In a general sense, much of the rhetorical tradition can be understood as defining a semiotic practice, not just in respect to the study of tropes and figures, but in respect to how inferences are produced, on the scaffolding of signs, in the minds of audiences and observers. This would also encompass rhetorical invention, which aligns rather well with Peirce’s treatment of abduction. Semiotics was attractive to early film theorists, who were seeking vocabularies and tools for discussing the visual, linguistic, musical, and image editing occurring in films. It was also used as a strategy for reading a wide variety of social signifiers, from clothing fashion to the subject positions constituted within semiotic practices. The idea of “codes,” along with Peirce’s terms, “icon,” “index,” and “symbol,” found their way into common usage in books on rhetoric and communication. During the heyday of structural semiotics in the 1980s and 1990s, Peirce’s philosophical realism may have made his approach less attractive to those rhetorical theorists and critics who shared widely held assumptions about the social construction of reality. As theories of structural semiology have become less fashionable, perhaps a space has been cleared for the largely untaken Peircean option. Apart from some theoretical work dealing with Peirce’s “speculative rhetoric” and some theoretical preparation of the ground for a Peircean approach to rhetoric, there has been little work in rhetorical criticism that takes the explicitly semiotic approach.

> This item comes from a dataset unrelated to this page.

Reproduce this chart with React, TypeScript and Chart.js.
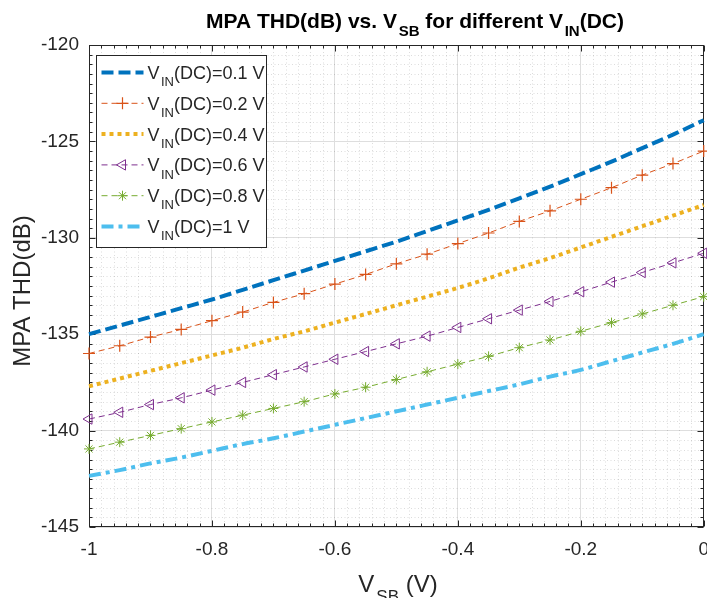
import React, { useEffect, useRef } from "react";
import { Chart, registerables } from "chart.js";

Chart.register(...registerables);

// ---------- data ----------
const vsb = [-1, -0.95, -0.9, -0.85, -0.8, -0.75, -0.7, -0.65, -0.6, -0.55, -0.5, -0.45, -0.4, -0.35, -0.3, -0.25, -0.2, -0.15, -0.1, -0.05, 0];

const thdVin01 = [-135.0, -134.55, -134.1, -133.65, -133.2, -132.7, -132.2, -131.7, -131.2, -130.7, -130.2, -129.65, -129.1, -128.55, -127.95, -127.35, -126.7, -126.05, -125.35, -124.65, -123.9];
const thdVin02 = [-136.0, -135.6, -135.15, -134.75, -134.3, -133.85, -133.35, -132.9, -132.4, -131.9, -131.35, -130.85, -130.3, -129.75, -129.15, -128.6, -128.0, -127.4, -126.75, -126.15, -125.5];
const thdVin04 = [-137.7, -137.3, -136.9, -136.5, -136.1, -135.7, -135.25, -134.85, -134.4, -133.95, -133.5, -133.05, -132.6, -132.1, -131.55, -131.05, -130.5, -129.95, -129.4, -128.85, -128.3];
const thdVin06 = [-139.4, -139.05, -138.65, -138.3, -137.9, -137.5, -137.1, -136.7, -136.3, -135.9, -135.5, -135.1, -134.65, -134.2, -133.75, -133.3, -132.8, -132.3, -131.8, -131.3, -130.8];
const thdVin08 = [-140.95, -140.6, -140.25, -139.9, -139.55, -139.2, -138.85, -138.5, -138.1, -137.75, -137.35, -136.95, -136.55, -136.15, -135.7, -135.3, -134.85, -134.4, -133.95, -133.5, -133.05];
const thdVin10 = [-142.35, -142.05, -141.7, -141.4, -141.05, -140.7, -140.4, -140.05, -139.7, -139.35, -139.0, -138.65, -138.3, -137.95, -137.6, -137.2, -136.85, -136.4, -135.95, -135.5, -135.0];

const vinLabels = ["0.1", "0.2", "0.4", "0.6", "0.8", "1"];

const xTicks = [-1, -0.8, -0.6, -0.4, -0.2, 0];
const yTicks = [-145, -140, -135, -130, -125, -120];
const X_MIN = -1;
const X_MAX = 0;
const Y_MIN = -145;
const Y_MAX = -120;
const X_MINOR = 0.02;
const Y_MINOR = 0.5;

// ---------- styling ----------
const FONT = "'Liberation Sans', Arial, Helvetica, sans-serif";
const INK = "#262626";

type Part = { t: string; sub?: boolean };

function drawRich(
  ctx: CanvasRenderingContext2D,
  parts: Part[],
  x: number,
  y: number,
  size: number,
  bold: boolean,
  align: "left" | "center",
  color: string
) {
  const mainFont = `${bold ? "bold " : ""}${size}px ${FONT}`;
  const subSize = Math.round(size * 0.72);
  const subFont = `${bold ? "bold " : ""}${subSize}px ${FONT}`;
  const widths: number[] = [];
  let total = 0;
  for (const p of parts) {
    ctx.font = p.sub ? subFont : mainFont;
    const w = ctx.measureText(p.t).width + (p.sub ? size * 0.08 : 0);
    widths.push(w);
    total += w;
  }
  let cx = align === "center" ? x - total / 2 : x;
  ctx.textAlign = "left";
  ctx.textBaseline = "alphabetic";
  ctx.fillStyle = color;
  parts.forEach((p, i) => {
    ctx.font = p.sub ? subFont : mainFont;
    ctx.fillText(p.t, p.sub ? cx + size * 0.08 : cx, p.sub ? y + size * 0.4 : y);
    cx += widths[i];
  });
}

function drawMarker(
  ctx: CanvasRenderingContext2D,
  style: string,
  x: number,
  y: number,
  r: number,
  rotationDeg: number
) {
  ctx.beginPath();
  if (style === "cross") {
    ctx.moveTo(x - r, y);
    ctx.lineTo(x + r, y);
    ctx.moveTo(x, y - r);
    ctx.lineTo(x, y + r);
  } else if (style === "triangle") {
    let rad = (rotationDeg * Math.PI) / 180;
    ctx.moveTo(x + Math.sin(rad) * r, y - Math.cos(rad) * r);
    rad += (2 * Math.PI) / 3;
    ctx.lineTo(x + Math.sin(rad) * r, y - Math.cos(rad) * r);
    rad += (2 * Math.PI) / 3;
    ctx.lineTo(x + Math.sin(rad) * r, y - Math.cos(rad) * r);
    ctx.closePath();
  } else if (style === "star") {
    ctx.moveTo(x - r, y);
    ctx.lineTo(x + r, y);
    ctx.moveTo(x, y - r);
    ctx.lineTo(x, y + r);
    const d = r * Math.SQRT1_2;
    ctx.moveTo(x - d, y - d);
    ctx.lineTo(x + d, y + d);
    ctx.moveTo(x - d, y + d);
    ctx.lineTo(x + d, y - d);
  }
  ctx.stroke();
}

const framePlugin = {
  id: "matlabFrame",
  beforeDatasetsDraw(chart: any) {
    const { ctx, chartArea: a, scales } = chart;
    const xs = scales.x;
    const ys = scales.y;
    ctx.save();
    // minor dotted grid
    ctx.strokeStyle = "rgba(38,38,38,0.16)";
    ctx.lineWidth = 1;
    ctx.setLineDash([1, 2.5]);
    const nx = Math.round((X_MAX - X_MIN) / X_MINOR);
    for (let i = 1; i < nx; i++) {
      if (i % 10 === 0) continue;
      const px = Math.round(xs.getPixelForValue(X_MIN + i * X_MINOR)) + 0.5;
      ctx.beginPath();
      ctx.moveTo(px, a.top);
      ctx.lineTo(px, a.bottom);
      ctx.stroke();
    }
    const ny = Math.round((Y_MAX - Y_MIN) / Y_MINOR);
    for (let j = 1; j < ny; j++) {
      if (j % 10 === 0) continue;
      const py = Math.round(ys.getPixelForValue(Y_MIN + j * Y_MINOR)) + 0.5;
      ctx.beginPath();
      ctx.moveTo(a.left, py);
      ctx.lineTo(a.right, py);
      ctx.stroke();
    }
    ctx.setLineDash([]);
    // box
    ctx.strokeStyle = INK;
    ctx.lineWidth = 1;
    const L = Math.round(a.left) + 0.5;
    const R = Math.round(a.right) - 0.5;
    const T = Math.round(a.top) + 0.5;
    const B = Math.round(a.bottom) - 0.5;
    ctx.strokeRect(L, T, R - L, B - T);
    // inward ticks
    ctx.beginPath();
    for (let i = 0; i <= nx; i++) {
      const len = i % 10 === 0 ? 6 : 3;
      const px = Math.round(xs.getPixelForValue(X_MIN + i * X_MINOR)) + 0.5;
      ctx.moveTo(px, B);
      ctx.lineTo(px, B - len);
      ctx.moveTo(px, T);
      ctx.lineTo(px, T + len);
    }
    for (let j = 0; j <= ny; j++) {
      const len = j % 10 === 0 ? 6 : 3;
      const py = Math.round(ys.getPixelForValue(Y_MIN + j * Y_MINOR)) + 0.5;
      ctx.moveTo(L, py);
      ctx.lineTo(L + len, py);
      ctx.moveTo(R, py);
      ctx.lineTo(R - len, py);
    }
    ctx.stroke();
    ctx.restore();
  },
};

const legendPlugin = {
  id: "matlabLegend",
  afterDatasetsDraw(chart: any) {
    const { ctx, chartArea: a } = chart;
    const bx = Math.round(a.left) + 7.5;
    const by = Math.round(a.top) + 10.5;
    const bw = 170;
    const bh = 192;
    ctx.save();
    ctx.fillStyle = "#ffffff";
    ctx.fillRect(bx, by, bw, bh);
    ctx.strokeStyle = INK;
    ctx.lineWidth = 1;
    ctx.setLineDash([]);
    ctx.strokeRect(bx, by, bw, bh);
    chart.data.datasets.forEach((ds: any, i: number) => {
      const cy = by + 17 + i * 30.8;
      ctx.strokeStyle = ds.borderColor;
      ctx.lineWidth = ds.borderWidth;
      ctx.lineCap = "butt";
      ctx.setLineDash(ds.borderDash || []);
      ctx.beginPath();
      ctx.moveTo(bx + 5, cy);
      ctx.lineTo(bx + 47, cy);
      ctx.stroke();
      ctx.setLineDash([]);
      if (ds.pointRadius > 0) {
        ctx.lineWidth = ds.pointBorderWidth;
        drawMarker(ctx, ds.pointStyle, bx + 26, cy, ds.pointRadius, ds.pointRotation || 0);
      }
      drawRich(
        ctx,
        [{ t: "V" }, { t: "IN", sub: true }, { t: `(DC)=${vinLabels[i]} V` }],
        bx + 51,
        cy + 6.5,
        18,
        false,
        "left",
        INK
      );
    });
    ctx.restore();
  },
};

const textPlugin = {
  id: "matlabTexts",
  afterDraw(chart: any) {
    const { ctx } = chart;
    ctx.save();
    drawRich(
      ctx,
      [{ t: "MPA THD(dB) vs. V" }, { t: "SB", sub: true }, { t: " for different V" }, { t: "IN", sub: true }, { t: "(DC)" }],
      415,
      28,
      21,
      true,
      "center",
      "#000000"
    );
    drawRich(ctx, [{ t: "V" }, { t: "SB", sub: true }, { t: " (V)" }], 398, 592, 24, false, "center", INK);
    ctx.translate(30, 291);
    ctx.rotate(-Math.PI / 2);
    drawRich(ctx, [{ t: "MPA THD(dB)" }], 0, 0, 24, false, "center", INK);
    ctx.restore();
  },
};

function pts(ys: number[]) {
  return vsb.map((x, i) => ({ x, y: ys[i] }));
}

export default function App() {
  const ref = useRef<HTMLCanvasElement>(null);

  useEffect(() => {
    if (!ref.current) return;
    const common = {
      fill: false,
      clip: false as any,
      cubicInterpolationMode: "monotone" as const,
      pointBackgroundColor: "rgba(0,0,0,0)",
      pointHoverRadius: 0,
    };
    const chart = new Chart(ref.current, {
      type: "line",
      data: {
        datasets: [
          { ...common, label: "VIN(DC)=0.1 V", data: pts(thdVin01), borderColor: "#0072BD", borderWidth: 4, borderDash: [12, 5], pointRadius: 0 },
          { ...common, label: "VIN(DC)=0.2 V", data: pts(thdVin02), borderColor: "#D95319", borderWidth: 1, borderDash: [6, 4], pointStyle: "cross", pointRadius: 6, pointBorderWidth: 1.2, pointBorderColor: "#D95319" },
          { ...common, label: "VIN(DC)=0.4 V", data: pts(thdVin04), borderColor: "#EDB120", borderWidth: 4, borderDash: [4, 4], pointRadius: 0 },
          { ...common, label: "VIN(DC)=0.6 V", data: pts(thdVin06), borderColor: "#7E2F8E", borderWidth: 1, borderDash: [6, 4], pointStyle: "triangle", pointRotation: -90, pointRadius: 6, pointBorderWidth: 1, pointBorderColor: "#7E2F8E" },
          { ...common, label: "VIN(DC)=0.8 V", data: pts(thdVin08), borderColor: "#77AC30", borderWidth: 1, borderDash: [6, 4], pointStyle: "star", pointRadius: 5, pointBorderWidth: 1, pointBorderColor: "#77AC30" },
          { ...common, label: "VIN(DC)=1 V", data: pts(thdVin10), borderColor: "#4DBEEE", borderWidth: 4, borderDash: [12, 5, 4, 5], pointRadius: 0 },
        ] as any,
      },
      options: {
        animation: false,
        responsive: false,
        devicePixelRatio: 1,
        events: [],
        layout: { padding: { left: 0, top: 45, right: 10, bottom: 31 } },
        plugins: {
          legend: { display: false },
          title: { display: false },
          tooltip: { enabled: false },
        },
        scales: {
          x: {
            type: "linear",
            min: X_MIN,
            max: X_MAX,
            afterBuildTicks: (s: any) => {
              s.ticks = xTicks.map((v) => ({ value: v }));
            },
            afterFit: (s: any) => {
              s.height = 40;
            },
            ticks: {
              font: { family: FONT, size: 19 },
              color: INK,
              padding: 11,
              maxRotation: 0,
              autoSkip: false,
              callback: (v: any) => String(Number(Number(v).toFixed(1))),
            },
            grid: { color: "#dedede", lineWidth: 1, drawTicks: false },
            border: { display: false },
          },
          y: {
            type: "linear",
            min: Y_MIN,
            max: Y_MAX,
            afterBuildTicks: (s: any) => {
              s.ticks = yTicks.map((v) => ({ value: v }));
            },
            afterFit: (s: any) => {
              s.width = 89;
            },
            ticks: {
              font: { family: FONT, size: 19 },
              color: INK,
              padding: 10,
              autoSkip: false,
              callback: (v: any) => String(v),
            },
            grid: { color: "#dedede", lineWidth: 1, drawTicks: false },
            border: { display: false },
          },
        },
      } as any,
      plugins: [framePlugin, legendPlugin, textPlugin],
    });
    return () => chart.destroy();
  }, []);

  return (
    <div
      style={{
        position: "absolute",
        left: 0,
        top: 0,
        width: 707,
        height: 598,
        overflow: "hidden",
        background: "#ffffff",
      }}
    >
      <canvas ref={ref} width={720} height={598} style={{ display: "block", width: 720, height: 598 }} />
    </div>
  );
}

On the expansive view of semiotics, found in such writers as Eco and Julia Kristeva, “implicit” semiotic theories can be found in writings stretching from the pre-Socratics to Freud and picking up much in between, reminiscent of the expansive view of rhetoric that invites appropriation of figures such as Habermas and Foucault as “implicit” theorists of rhetoric. One way to draw the distinction between rhetoric and semiotics is to say that semiotics is largely concerned with mapping out the codes, patterns, and conventions of signification, whereas rhetoric is concerned with how such codes, patterns, and conventions can be put to use in the processes of persuasion, identification, and articulation. This is a rough distinction, but it has the virtue of emphasizing the performative, addressive, and pragmatic aspects of the rhetorical tradition, while acknowledging that rhetoric takes flight only on the wings of signification.